Херувим четырёхликий | страница 77



На том же кочетовском горизонте другой большевик, Иван Шевцов, упорно пытался нащупать связь времён. Времени у него было побольше, поэтому тексты свои доводил, шлифовал, старался обойтись без кочетовской неряшливости. Удивить в итоге Шевцов смог, а достучаться до глухих, остановить нас у бездушной черты — не сумел. И таланта не хватило. И грамотного выбора позиции. За товарищами пошёл, как научили, за Родину встал, а за Бога — постеснялся. Однако, как мог, стучал Иван-богатырь, во все колокола, до последнего верил, что сможет, в «Набат» бил — всё, что мог, сделал, чист перед предками.

И хоть не полон Шевцов, но местами очень хорош.

Не разменивай, говорит он Ладе, настоящие чувства, не потакай праздному бездушью, не за себя только отвечаешь, девушка, за всех нас — как станем жить без любви?

«В поднебесье Бородинского поля — ясный голубой покой», «во всю окоёмную ширь — благостная золотая тишина» — вот мир, оставленный нам предками для равной и справедливой жизни. Мир, который отстояли от господ и фашистов наши деды и отцы. Дети, неужели вы не видите нового фашистского наступления на русскую землю?
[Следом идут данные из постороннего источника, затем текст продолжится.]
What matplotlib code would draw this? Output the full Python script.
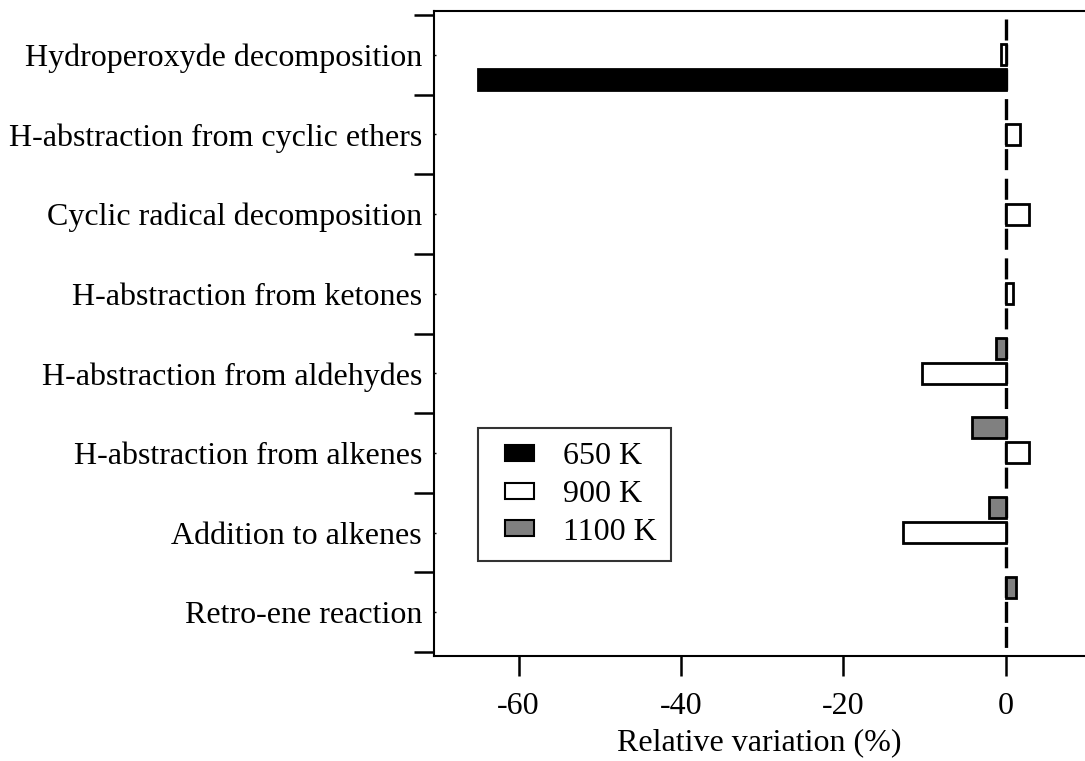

Пусть Шевцов атеист, а всё равно мимо правды не прошёл, склонил гордую голову «Во имя отца и сына». И с памятника нужную строчку выхватил: «Доблесть родителей — наследие детей». Пропадут дети, не почитающие доблестных родителей. Неужели, прав оказался?..

Не великие они русские писатели? Возможно. Но под время лозунгов и вранья не прогнулись. И как-то не выходит о них спросить: зачем писали? Что про Кочетова, что про Шевцова — не получается. Зато про русскую литературу, с которой «разговаривал» Прилепин, — сколько угодно. Тут ребята подобрались и талантливее, и способнее, и учёнее, и знают побольше, и волю им дали, а что они выбрали? Неполживое солженицынское бытиё? То есть согласиться с неравенством, как с законом жизни, и кланяться Западу?

Так это никакая не новость. Посчитать мир обязанным крутиться вокруг себя, много ума не надо. Вот только русскому миру от таких желаний ни жарко, ни холодно. У него свои законы. А те, кому дано это понять, а они понимать отказываются, получаются в миру лишними людьми.

Про лишнего человека нас ещё в школе учили, не поднимая всей проблемы целиком. В советское время выгодно было учить, что в появлении лишних людей виновато царское общество эксплуататоров и рабов — верно это только отчасти. Печорин — вестник времени удобного выбора: «Не удаётся переделать систему, надо в ней укрепиться, как все делают». Вот только приспособленчество его не спасает. Предназначенный для великих дел и не совершивший их, ощущавший в себе силы неимоверные, ушедшие на пустое, Печорин сам рассудил себя, отказавшись жить. И от дневников своих отказался — не было такого прапорщика, не жил он вовсе.